1 Предмет

1

Предмет

Пожалуй, первым настоящим «паролем» для меня стал предмет [objet]. Я обратился к предметности потому, что изначально испытывал неудовлетворенность подходом, основанным на проблематике субъекта. Парадигма предмета была воспринята мной как альтернативная, и это определило направленность моих последующих размышлений. К тому же в дело вмешались и сами вещи: в 60-е годы, когда на смену обществу производства пришло общество потребления, феномен предметности не мог не привлекать к себе внимания. Я, однако, заинтересовался не столько фабрикуемой вещью как таковой, сколько тем обстоятельством, что предметы разговаривают друг с другом, используя при этом выработанную ими систему знаков и руководствуясь особыми правилами синтаксиса. И здесь обнаружилось самое главное — феномен предметов отсылает к миру, гораздо менее реальному, чем следовало бы ожидать от универсума, детерминированного видимым всемогуществом процессов потребления и извлечения выгоды. Погружаясь в этот мир знаков, выступающий для них пространством игры и обмена сообщениями, предметы, как выяснилось, очень быстро избавляются от своей потребительной стоимости.

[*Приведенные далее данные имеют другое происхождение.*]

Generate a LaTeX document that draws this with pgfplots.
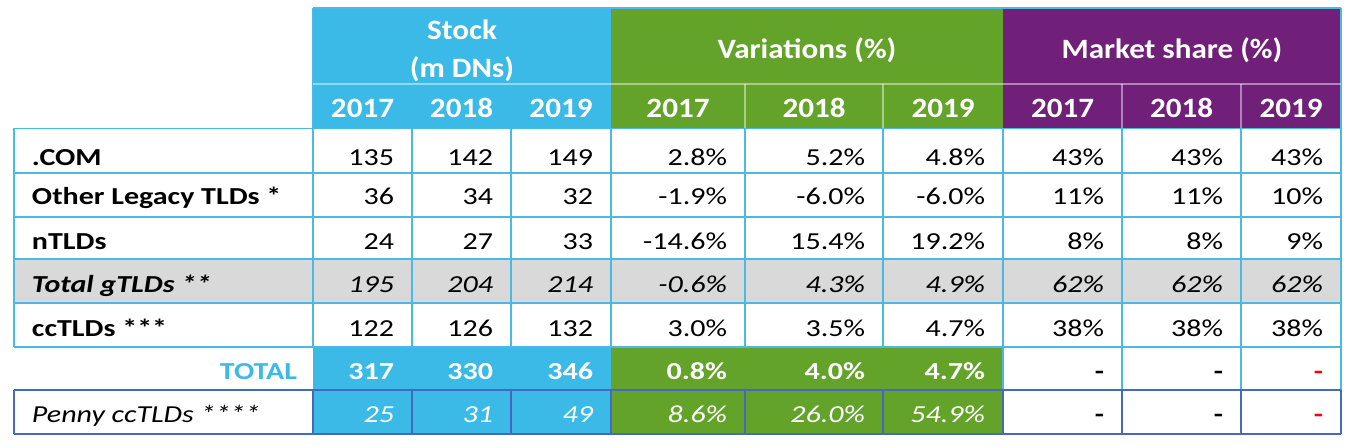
\documentclass[border=0pt]{standalone}
\usepackage{fontspec}
\setmainfont{Carlito}[FakeStretch=1.23]
\newfontfamily\hfont{Carlito}[FakeStretch=1.11]
\usepackage{pgfplots}
\pgfplotsset{compat=1.18}
\usepackage{pgfplotstable}

\definecolor{cblue}{RGB}{60,186,231}
\definecolor{cgreen}{RGB}{99,163,41}
\definecolor{cpurple}{RGB}{112,32,120}
\definecolor{cgrey}{RGB}{217,217,217}
\definecolor{cline}{RGB}{75,185,225}
\definecolor{cdark}{RGB}{70,105,190}
\definecolor{cred}{RGB}{255,0,0}

\newcommand\fs{\fontsize{12.2}{14}\selectfont}
\newcommand\hs{\hfont\fontsize{14}{16}\selectfont}
\newcommand\HL[4][cline]{\addplot[#1, line width=0.6pt] coordinates {(#2,#4) (#3,#4)};}
\newcommand\VL[4][cline]{\addplot[#1, line width=0.6pt] coordinates {(#2,#3) (#2,#4)};}
\newcommand\BOX[5]{\addplot[fill=#1, draw=none] coordinates {(#2,#4) (#3,#4) (#3,#5) (#2,#5)} -- cycle;}

\pgfplotsset{
  txt/.style={draw=none, mark=none, nodes near coords, point meta=explicit symbolic,
    every node near coord/.append style={inner sep=0pt, outer sep=0pt}},
  R/.style={txt, every node near coord/.append style={anchor=base east}},
  L/.style={txt, every node near coord/.append style={anchor=base west}},
  C/.style={txt, every node near coord/.append style={anchor=base}},
  pct/.style={nodes near coords={\pgfplotspointmeta\%}},
  F/.style={every node near coord/.append style={font=#1}},
  T/.style={every node near coord/.append style={text=#1}},
}

\begin{document}
\begin{tikzpicture}
\begin{axis}[width=675.5pt, height=224pt, scale only axis,
  xmin=0, xmax=1351, ymin=0, ymax=448, y dir=reverse,
  hide axis, clip=false]

% invisible frame
\addplot[draw=none] coordinates {(0,0) (1351,448)};

% fills
\BOX{cblue}{313}{611}{8}{128}
\BOX{cgreen}{611}{1003}{8}{128}
\BOX{cpurple}{1003}{1341}{8}{128}
\BOX{cgrey}{14}{1341}{259}{303}
\BOX{cblue}{313}{611}{347}{434}
\BOX{cgreen}{611}{1003}{347}{434}

% header lines
\HL{313}{1341}{8}
\VL{313}{8}{128}
\VL{1341}{8}{128}
\HL[white, opacity=0.45]{313}{1341}{84}
\pgfplotsinvokeforeach{745,883,1122,1241}{\VL[white, opacity=0.45]{#1}{84}{128}}

% body grid
\pgfplotsinvokeforeach{128.5,173,217,259,303,347}{\HL{14}{1341}{#1}}
\pgfplotsinvokeforeach{14,313,412,511,611,745,883,1003,1122,1241,1341}{\VL{#1}{128}{347}}
\pgfplotsinvokeforeach{1003,1122,1241,1341}{\VL{#1}{347}{390}}
% penny row
\HL[cdark]{14}{1341}{390}
\HL[cdark]{14}{1341}{434}
\pgfplotsinvokeforeach{14,313,412,511,611,745,883,1003,1122,1241,1341}{\VL[cdark]{#1}{390}{434}}

% header text
\addplot[C, F=\hs\bfseries, T=white] table[meta=v] {
x y v
462 40 Stock
462 78 {(m DNs)}
807 59 {Variations (\%)}
1172 59 {Market share (\%)}
362.5 118 2017
461.5 118 2018
561 118 2019
678 118 2017
814 118 2018
943 118 2019
1062.5 118 2017
1181.5 118 2018
1291 118 2019
};

% row labels
\addplot[L, F=\fs\bfseries, T=black] table[meta=v] {
x y v
32 166 .COM
32 205 {Other Legacy TLDs *}
32 250 nTLDs
32 337 {ccTLDs ***}
};
\addplot[L, F=\fs\bfseries\itshape, T=black] table[meta=v] {
x y v
32 293 {Total gTLDs **}
};
\addplot[L, F=\fs\itshape, T=black] table[meta=v] {
x y v
32 423 {Penny ccTLDs ****}
};
\addplot[R, F=\fs\bfseries, T=cblue] table[meta=v] {
x y v
297 380 TOTAL
};

% stock values, plain rows
\addplot[R, F=\fs, T=black] table[meta=v] {
x y v
394 166 135
493 166 142
593 166 149
394 205 36
493 205 34
593 205 32
394 250 24
493 250 27
593 250 33
394 337 122
493 337 126
593 337 132
};
% percentages, plain rows
\addplot[R, pct, F=\fs, T=black] table[meta=v] {
x y v
727 166 2.8
865 166 5.2
985 166 4.8
1104 166 43
1223 166 43
1323 166 43
727 205 -1.9
865 205 -6.0
985 205 -6.0
1104 205 11
1223 205 11
1323 205 10
727 250 -14.6
865 250 15.4
985 250 19.2
1104 250 8
1223 250 8
1323 250 9
727 337 3.0
865 337 3.5
985 337 4.7
1104 337 38
1223 337 38
1323 337 38
};
% Total gTLDs (italic)
\addplot[R, F=\fs\itshape, T=black] table[meta=v] {
x y v
394 293 195
493 293 204
593 293 214
};
\addplot[R, pct, F=\fs\itshape, T=black] table[meta=v] {
x y v
727 293 -0.6
865 293 4.3
985 293 4.9
1104 293 62
1223 293 62
1323 293 62
};
% TOTAL row
\addplot[R, F=\fs\bfseries, T=white] table[meta=v] {
x y v
394 380 317
493 380 330
593 380 346
};
\addplot[R, pct, F=\fs\bfseries, T=white] table[meta=v] {
x y v
727 380 0.8
865 380 4.0
985 380 4.7
};
% Penny row
\addplot[R, F=\fs\itshape, T=white] table[meta=v] {
x y v
394 423 25
493 423 31
593 423 49
};
\addplot[R, pct, F=\fs\itshape, T=white] table[meta=v] {
x y v
727 423 8.6
865 423 26.0
985 423 54.9
};
% dashes
\addplot[R, F=\fs\bfseries, T=black] table[meta=v] {
x y v
1104 380 -
1223 380 -
1104 423 -
1223 423 -
};
\addplot[R, F=\fs\bfseries, T=cred] table[meta=v] {
x y v
1323 380 -
1323 423 -
};
\end{axis}
\end{tikzpicture}
\end{document}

Данная семиологическая формализация действительности была осуществлена мной, надо думать, под влиянием сартровского романа «Тошнота» и благодаря личному опыту контакта с поразительными предметами, которые неотступно, навязчиво преследуют тебя в качестве неких вредоносных субстанций… Я почувствовал, что предмет, по сути, наделен страстью, или он, по крайней мере, может иметь собственную жизнь и выходить из состояния пассивности используемой вещи, обретая своеобразную автономию и, не исключено, способность мстить убежденному в своем всесилии субъекту за попытку его порабощения. Мир предметов всегда рассматривался как инертная и немая вселенная, которая находится в нашем распоряжении, поскольку мы ее производим. Но я понял: предметам есть что нам сказать, и они говорят это, покидая сферу их использования. Они умеют ускользать в царство знака, где все происходит иначе, чем в универсуме потребления, ибо знак есть постоянное стирание вещи. Предмет, следовательно, указывает на реальный мир, но также и на его отсутствие — и в первую очередь на отсутствие субъекта.

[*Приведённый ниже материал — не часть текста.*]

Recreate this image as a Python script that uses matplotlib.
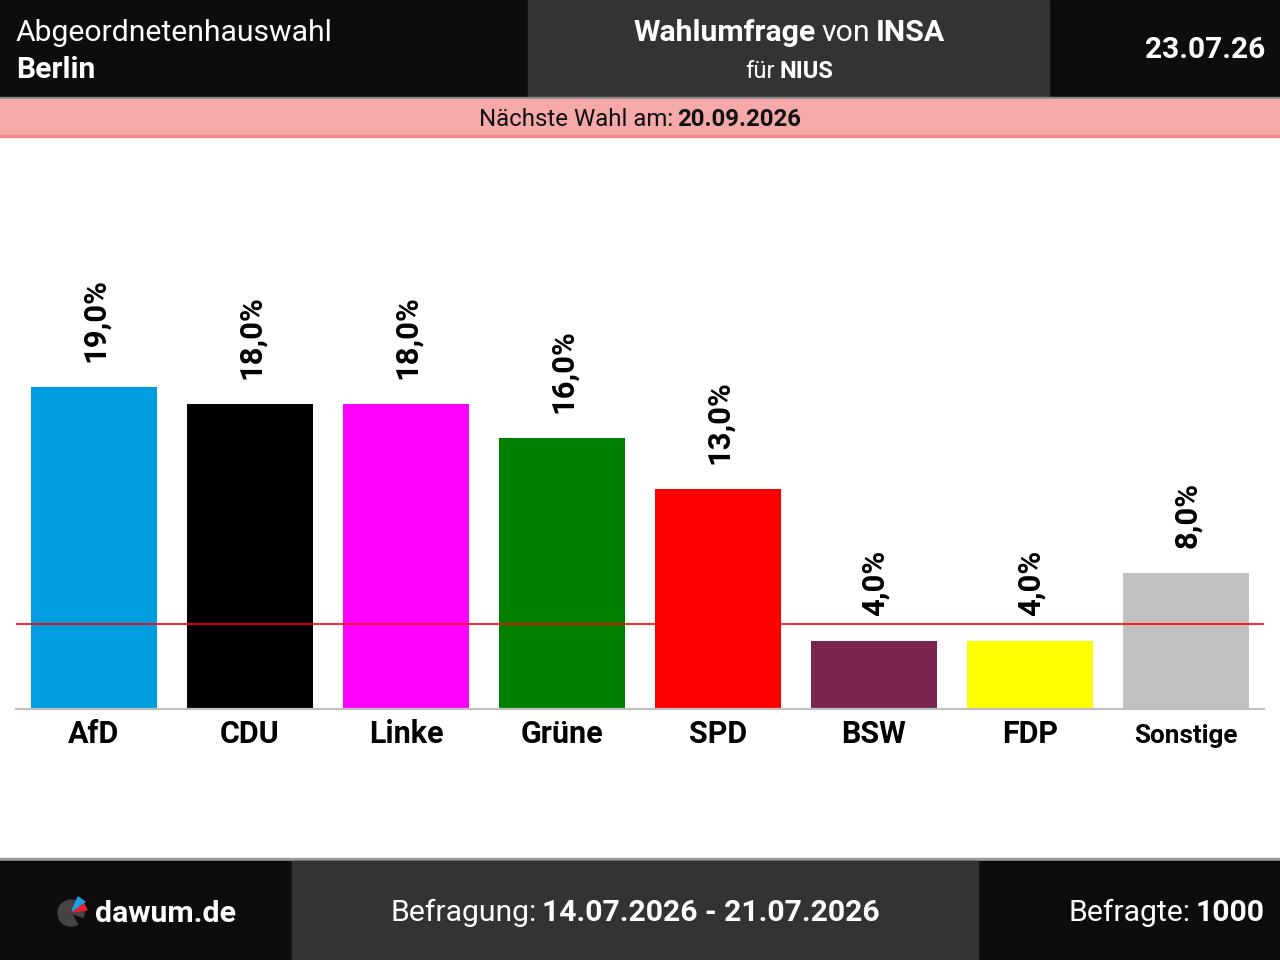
import matplotlib
matplotlib.use("Agg")
import matplotlib.pyplot as plt
from matplotlib.patches import Rectangle, Wedge, Polygon

plt.rcParams['font.family'] = ['Roboto', 'DejaVu Sans']

parties = ['AfD', 'CDU', 'Linke', 'Grüne', 'SPD', 'BSW', 'FDP', 'Sonstige']
values = [19.0, 18.0, 18.0, 16.0, 13.0, 4.0, 4.0, 8.0]
colors = ['#009ee0', '#000000', '#ff00ff', '#008000', '#ff0000', '#7b2450', '#ffff00', '#c0c0c0']
threshold = 5.0

election = 'Abgeordnetenhauswahl'
region = 'Berlin'
institute = 'INSA'
client = 'NIUS'
pub_date = '23.07.26'
next_election = '20.09.2026'
survey_period = '14.07.2026 - 21.07.2026'
respondents = '1000'

fig = plt.figure(figsize=(12.8, 9.6), dpi=100)
fig.patch.set_facecolor('white')

# background layer in pixel coordinates (y from top)
bg = fig.add_axes([0, 0, 1, 1])
bg.set_xlim(0, 1280)
bg.set_ylim(960, 0)
bg.axis('off')

bg.add_patch(Rectangle((0, 0), 1280, 98, color='#0d0d0d'))
bg.add_patch(Rectangle((528, 0), 521, 98, color='#333333'))
bg.add_patch(Rectangle((0, 97), 1280, 2, color='#888888'))
bg.add_patch(Rectangle((0, 99), 1280, 37, color='#f5a9a9'))
bg.add_patch(Rectangle((0, 135), 1280, 2, color='#f08a8a'))

bg.add_patch(Rectangle((0, 858), 1280, 3, color='#999999'))
bg.add_patch(Rectangle((0, 861), 1280, 99, color='#0d0d0d'))
bg.add_patch(Rectangle((292, 861), 686, 99, color='#333333'))

renderer = fig.canvas.get_renderer()


def rich(x, y, parts, size, color, ha='left'):
    widths = []
    for s, w in parts:
        t = bg.text(0, 0, s, fontsize=size, fontweight=w)
        widths.append(t.get_window_extent(renderer).width)
        t.remove()
    gap = size * 0.26
    total = sum(widths) + gap * (len(parts) - 1)
    if ha == 'center':
        x0 = x - total / 2
    elif ha == 'right':
        x0 = x - total
    else:
        x0 = x
    for (s, w), wd in zip(parts, widths):
        bg.text(x0, y, s, fontsize=size, fontweight=w, color=color,
                ha='left', va='center')
        x0 += wd + gap


bg.text(16, 33, election, fontsize=21.7, color='white', ha='left', va='center')
bg.text(16, 70, region, fontsize=21.7, fontweight='bold', color='white', ha='left', va='center')
rich(789, 33, [('Wahlumfrage', 'bold'), ('von', 'normal'), (institute, 'bold')], 21.8, 'white', 'center')
rich(789, 71, [('für', 'normal'), (client, 'bold')], 17, 'white', 'center')
bg.text(1265, 50, pub_date, fontsize=21.5, fontweight='bold', color='white', ha='right', va='center')
rich(640, 120, [('Nächste Wahl am:', 'normal'), (next_election, 'bold')], 17.3, '#111111', 'center')

rich(635, 913, [('Befragung:', 'normal'), (survey_period, 'bold')], 21.7, 'white', 'center')
rich(1265, 913, [('Befragte:', 'normal'), (respondents, 'bold')], 21.7, 'white', 'right')
bg.text(95, 914, 'dawum.de', fontsize=21.8, fontweight='bold', color='white', ha='left', va='center')

# logo
bg.add_patch(Wedge((71, 913), 13, 60, 20, color='#444444'))
bg.add_patch(Polygon([(72, 911), (78, 897), (85, 902)], color='#1ea0e8'))
bg.add_patch(Polygon([(73, 912), (84, 904), (87, 910)], color='#e8202a'))

# chart
ax = fig.add_axes([16 / 1280, (960 - 709) / 960, 1248 / 1280, (709 - 140) / 960])
ax.patch.set_alpha(0)
xs = list(range(len(parties)))
ax.bar(xs, values, width=0.81, color=colors, zorder=2)
ax.axhline(threshold, color='#ff0000', lw=1.2, zorder=3)
ax.set_xlim(-0.5, len(parties) - 0.5)
ax.set_ylim(0, 33.57)
for sp in ['top', 'right', 'left']:
    ax.spines[sp].set_visible(False)
ax.spines['bottom'].set_color('#c0c0c0')
ax.spines['bottom'].set_linewidth(1.6)
ax.set_yticks([])
ax.set_xticks(xs, parties)
ax.tick_params(axis='x', length=0, pad=7, labelsize=22)
for lab in ax.get_xticklabels():
    lab.set_fontweight('bold')
ax.get_xticklabels()[-1].set_fontsize(18.8)
ax.xaxis.get_major_ticks()[-1].set_pad(11)

for x, v in zip(xs, values):
    ax.annotate(f'{v:.1f}%'.replace('.', ','), (x, v), xytext=(-1.5, 18),
                textcoords='offset points', rotation=90, rotation_mode='anchor',
                ha='left', va='center_baseline', fontsize=22.3, fontweight='bold')

fig.savefig('out.png', dpi=100)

К исследованию этой флоры и фауны предметов я и приступил. Я попытался учесть достижения всех популярных в то время дисциплин, таких как психоанализ, марксистский анализ производства и в особенности лингвистический анализ в духе Барта. Но оказалось, что исследование предмета требует разрушения разделяющих эти подходы границ, что оно навязывает некую междисциплинарность. Предмет по самой своей сути не может быть объектом какой-либо отдельной дисциплины, и тому, кто принимает сторону вещей, он позволяет взглянуть на все существующие подходы с критической точки зрения, а значит, поставить под вопрос саму их аксиоматику, включая и аксиоматику семиологии — в той мере, в какой предметный знак, обладающий множеством взаимоисключающих характеристик, является гораздо более двусмысленным, чем знак лингвистический.

Чем бы в действительности ни удивлял предмет представителей столь различных дисциплин, то, чем он поразил и по-прежнему поражает меня, — это присущее ему и составляющее его постоянную «беспокоящую странность» свойство смещаться, уходить в сторону. И Бог обменных процессов, для которых предмет служит опорой, не получает удовлетворения. Конечно, предметы выступают в обмене в качестве посредников, однако, будучи непосредственными, следуя своей природе, они в то же время и сокрушают всякое опосредование. Предмет, таким образом, демонстрирует свою двойственность: он и подает надежды, и разочаровывает; это значит, что его существо, по-видимому, принадлежит описанной Ба-таем безысходной проклятой доле человека,[6] греховность которой нельзя искупить. Гpex предметности не искупаем — где-то всегда имеется неподконтрольная субъекту ее «остаточность», и хотя субъекту кажется, будто он изменяет ситуацию к лучшему, создавая изобилие вещей, нагромождая их друг на друга, его действия лишь умножают количество препятствий развертыванию отношений. Первое время предметы способствуют нашему общению, затем пролиферация предметности с неизбежностью его блокирует. Роль предметов, стало быть, весьма драматична — они являются активными игроками там, где разрушается любая простая функциональность. Но именно этот процесс разрушения меня и интересует.